__Listed entries__:
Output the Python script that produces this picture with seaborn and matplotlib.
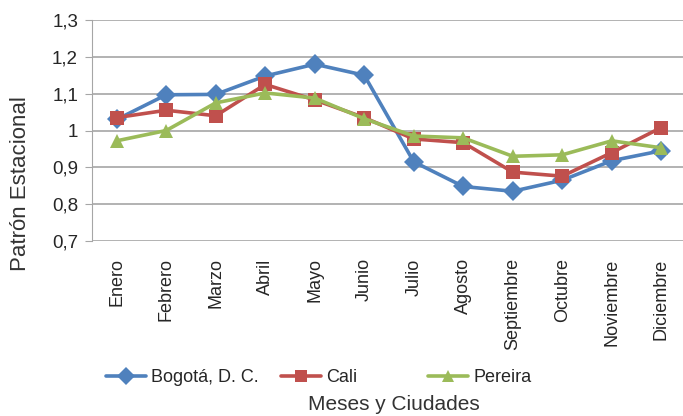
import pandas as pd
import matplotlib.pyplot as plt
import seaborn as sns

meses = ['Enero', 'Febrero', 'Marzo', 'Abril', 'Mayo', 'Junio', 'Julio',
         'Agosto', 'Septiembre', 'Octubre', 'Noviembre', 'Diciembre']
bogota = [1.03, 1.097, 1.098, 1.148, 1.18, 1.15, 0.915, 0.848, 0.835, 0.865, 0.918, 0.945]
cali = [1.035, 1.055, 1.04, 1.125, 1.083, 1.035, 0.977, 0.967, 0.887, 0.876, 0.94, 1.008]
pereira = [0.972, 1.0, 1.075, 1.102, 1.088, 1.032, 0.985, 0.98, 0.93, 0.934, 0.972, 0.953]

ciudades = ['Bogotá, D. C.', 'Cali', 'Pereira']
colores = ['#4F81BD', '#C0504D', '#9BBB59']
marcadores = ['D', 's', '^']

df = pd.DataFrame({
    'mes': meses * 3,
    'valor': bogota + cali + pereira,
    'ciudad': [c for c in ciudades for _ in meses],
})

sns.set_style('white')
plt.rcParams['font.family'] = ['Liberation Sans', 'DejaVu Sans']

fig = plt.figure(figsize=(6.83, 4.16), dpi=100)
ax = fig.add_axes([92 / 683, 1 - 241 / 416, 594 / 683, 221 / 416])

sns.lineplot(data=df, x='mes', y='valor', hue='ciudad', style='ciudad',
             palette=dict(zip(ciudades, colores)),
             markers=dict(zip(ciudades, marcadores)), dashes=False,
             linewidth=2.6, markersize=10.5, markeredgewidth=0, sort=False,
             legend=False, ax=ax)

ax.set_xlim(-0.5, 11.5)
ax.set_ylim(0.7, 1.3)
ax.set_yticks([0.7, 0.8, 0.9, 1.0, 1.1, 1.2, 1.3])
ax.set_yticklabels(['0,7', '0,8', '0,9', '1', '1,1', '1,2', '1,3'], fontsize=13.5)
ax.set_xticks(range(len(meses)))
ax.set_xticklabels(meses, rotation=90, fontsize=13)
ax.grid(axis='y', color='#a6a6a6', linewidth=1.2)
for s in ['top', 'right', 'bottom']:
    ax.spines[s].set_visible(False)
ax.spines['left'].set_color('#a6a6a6')
ax.tick_params(axis='y', left=True, length=5, color='#a6a6a6', pad=5)
ax.tick_params(axis='x', bottom=False, pad=9)
ax.set_ylabel('Patrón Estacional', fontsize=16, color='#333333')
ax.set_xlabel('')
ax.yaxis.set_label_coords((31 - 92) / 594, 1 - (184 - 20) / 221)

# leyenda: una entrada por ciudad, como en Excel
posiciones = [106, 281, 428]
for c, m, nombre, x0 in zip(colores, marcadores, ciudades, posiciones):
    h = plt.Line2D([], [], color=c, marker=m, linewidth=2.6, markersize=9,
                   markeredgewidth=0)
    fig.legend([h], [nombre], loc='center left', bbox_to_anchor=(x0 / 683, 1 - 378 / 416),
               frameon=False, fontsize=13, handlelength=2.2, handletextpad=0.3,
               borderpad=0, borderaxespad=0)
fig.text(394 / 683, 1 - 404 / 416, 'Meses y Ciudades', ha='center', va='center',
         fontsize=15, color='#333333')

fig.savefig('out.png', dpi=100)
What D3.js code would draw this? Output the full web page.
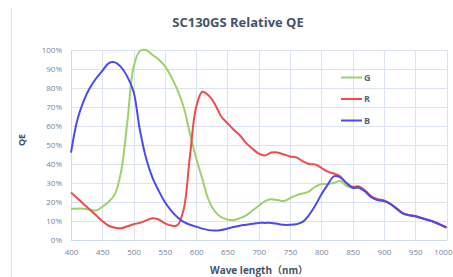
<!DOCTYPE html>
<html><head><meta charset="utf-8">
<script src="https://cdn.jsdelivr.net/npm/d3@7"></script>
<style>html,body{margin:0;padding:0;background:#fff;overflow:hidden}</style>
</head><body>
<svg id="c" width="453" height="277"></svg>
<script>
const wavelengths = d3.range(400, 1001, 10);
const seriesNames = ["G", "R", "B"];
const tail = [27.5, 27.5, 25.5, 22.5, 21, 20.5, 19, 16.5, 14, 13, 12.5, 11.5, 10.5, 9.5, 8, 6.5]; // 850..1000
const blueQE = [46, 63, 73, 80, 85, 89, 93, 93.5, 91, 86, 78, 58, 43, 33, 26, 20, 15.5, 12, 9.5, 8, 7, 6, 5.2, 5, 5.3, 6, 6.8, 7.5, 8, 8.5, 9, 9, 9, 8.5, 8, 8, 8.3, 9.5, 13, 18, 24, 29, 33.5, 33, 30].concat(tail);
const greenQE = [16.5, 16.5, 16.5, 16, 15.5, 17.5, 20, 24, 36, 62, 91, 99.5, 100, 97.5, 95, 91.5, 86, 79, 70, 56, 43, 32, 21, 15, 12, 10.8, 10.5, 11.5, 13, 15.5, 18, 20.5, 21.5, 21, 20.5, 22, 23.5, 24.5, 25.5, 28, 29.5, 29.5, 30, 31, 28.5].concat(tail);
const redQE = [25, 22, 19, 16, 13, 10, 7.5, 6.5, 6.2, 7.2, 8.3, 9, 10.3, 11.5, 10.8, 8.8, 7.6, 7.8, 16, 44, 70, 78, 76, 71.5, 65, 61.5, 58, 55, 51, 48, 45.5, 44.5, 46, 46, 45, 44, 43.5, 41.5, 40, 39.8, 38, 36, 35, 33.5, 30, 28, 28.2, 26, 23, 21.5, 20.8, 19.2, 16.8, 14.2, 13.2, 12.7, 11.7, 10.7, 9.7, 8.2, 6.7];
const yTicks = d3.range(0, 101, 10);
const xTicks = d3.range(400, 1001, 50);

const colors = {G: "#9ed06e", R: "#f04a4a", B: "#4a4af2"};
const data = {G: greenQE, R: redQE, B: blueQE};

const svg = d3.select("#c");
const x = d3.scaleLinear().domain([400, 1000]).range([71, 446.5]);
const y = d3.scaleLinear().domain([0, 100]).range([240, 50]);

// chart frame left edge
svg.append("line").attr("x1", 11.5).attr("x2", 11.5).attr("y1", 8).attr("y2", 277)
  .attr("stroke", "#dfe6f1").attr("stroke-width", 1);

// grid
const grid = svg.append("g");
grid.selectAll("line.h").data(yTicks).join("line")
  .attr("x1", x(400)).attr("x2", x(1000))
  .attr("y1", d => Math.round(y(d)) + 0.5).attr("y2", d => Math.round(y(d)) + 0.5)
  .attr("stroke", "#dbe3f1").attr("stroke-width", 1);
grid.selectAll("line.v").data(xTicks).join("line")
  .attr("x1", d => Math.round(x(d)) + 0.5).attr("x2", d => Math.round(x(d)) + 0.5)
  .attr("y1", y(100)).attr("y2", y(0))
  .attr("stroke", "#dbe3f1").attr("stroke-width", 1);

// axes
const xAxis = d3.axisBottom(x).tickValues(xTicks).tickSize(0).tickPadding(9).tickFormat(d3.format("d"));
const gx = svg.append("g").attr("transform", `translate(0,${y(0)})`).call(xAxis);
gx.select(".domain").attr("stroke", "#d0daea");
gx.selectAll("text").attr("fill", "#7a8597").style("font-family", "Open Sans").style("font-size", "8px");
// keep the last label inside the window
gx.selectAll(".tick").filter(d => d === 1000).select("text")
  .attr("text-anchor", "end").attr("x", 452 - x(1000));

const yAxis = d3.axisLeft(y).tickValues(yTicks).tickSize(0).tickPadding(9).tickFormat(d => d + "%");
const gy = svg.append("g").attr("transform", `translate(${x(400)},0)`).call(yAxis);
gy.select(".domain").attr("stroke", "#d0daea");
gy.selectAll("text").attr("fill", "#7a8597").style("font-family", "Open Sans").style("font-size", "8px");

// lines
const line = d3.line().x((d, i) => x(wavelengths[i])).y(d => y(d)).curve(d3.curveCatmullRom.alpha(0.5));
["G", "R", "B"].forEach(k => {
  svg.append("path").datum(data[k]).attr("d", line)
    .attr("fill", "none").attr("stroke", colors[k]).attr("stroke-width", 2)
    .attr("stroke-linejoin", "round");
});

// legend
const lg = svg.append("g");
seriesNames.forEach((k, i) => {
  const ly = 77.5 + i * 21.5;
  lg.append("line").attr("x1", 341).attr("x2", 362).attr("y1", ly).attr("y2", ly)
    .attr("stroke", colors[k]).attr("stroke-width", 2);
  lg.append("text").attr("x", 364).attr("y", ly + 3).text(k)
    .attr("fill", "#5a6577").style("font-family", "Open Sans").style("font-weight", "bold").style("font-size", "9px");
});

// titles
svg.append("text").attr("x", 238).attr("y", 27).attr("text-anchor", "middle")
  .text("SC130GS Relative QE").attr("fill", "#44546a")
  .style("font-family", "Open Sans").style("font-weight", "bold").style("font-size", "13px");
const xt = svg.append("text").attr("x", 259).attr("y", 274).attr("text-anchor", "middle")
  .attr("fill", "#44546a")
  .style("font-family", "'Open Sans'").style("font-weight", "bold").style("font-size", "10px");
xt.append("tspan").text("Wave length");
xt.append("tspan").text("（nm）").style("font-family", "'Noto Sans CJK SC'");
svg.append("text").attr("transform", "translate(25,140) rotate(-90)").attr("text-anchor", "middle")
  .text("QE").attr("fill", "#44546a")
  .style("font-family", "Open Sans").style("font-weight", "bold").style("font-size", "9px");
</script>
</body></html>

__Exercise objective__: Set the lines above down again, word for word, from the first through the one containing "legend=False, ax=ax)"; pictures excluded.

__Answer to the task__:
Output the Python script that produces this picture with seaborn and matplotlib.
import pandas as pd
import matplotlib.pyplot as plt
import seaborn as sns

meses = ['Enero', 'Febrero', 'Marzo', 'Abril', 'Mayo', 'Junio', 'Julio',
         'Agosto', 'Septiembre', 'Octubre', 'Noviembre', 'Diciembre']
bogota = [1.03, 1.097, 1.098, 1.148, 1.18, 1.15, 0.915, 0.848, 0.835, 0.865, 0.918, 0.945]
cali = [1.035, 1.055, 1.04, 1.125, 1.083, 1.035, 0.977, 0.967, 0.887, 0.876, 0.94, 1.008]
pereira = [0.972, 1.0, 1.075, 1.102, 1.088, 1.032, 0.985, 0.98, 0.93, 0.934, 0.972, 0.953]

ciudades = ['Bogotá, D. C.', 'Cali', 'Pereira']
colores = ['#4F81BD', '#C0504D', '#9BBB59']
marcadores = ['D', 's', '^']

df = pd.DataFrame({
    'mes': meses * 3,
    'valor': bogota + cali + pereira,
    'ciudad': [c for c in ciudades for _ in meses],
})

sns.set_style('white')
plt.rcParams['font.family'] = ['Liberation Sans', 'DejaVu Sans']

fig = plt.figure(figsize=(6.83, 4.16), dpi=100)
ax = fig.add_axes([92 / 683, 1 - 241 / 416, 594 / 683, 221 / 416])

sns.lineplot(data=df, x='mes', y='valor', hue='ciudad', style='ciudad',
             palette=dict(zip(ciudades, colores)),
             markers=dict(zip(ciudades, marcadores)), dashes=False,
             linewidth=2.6, markersize=10.5, markeredgewidth=0, sort=False,
             legend=False, ax=ax)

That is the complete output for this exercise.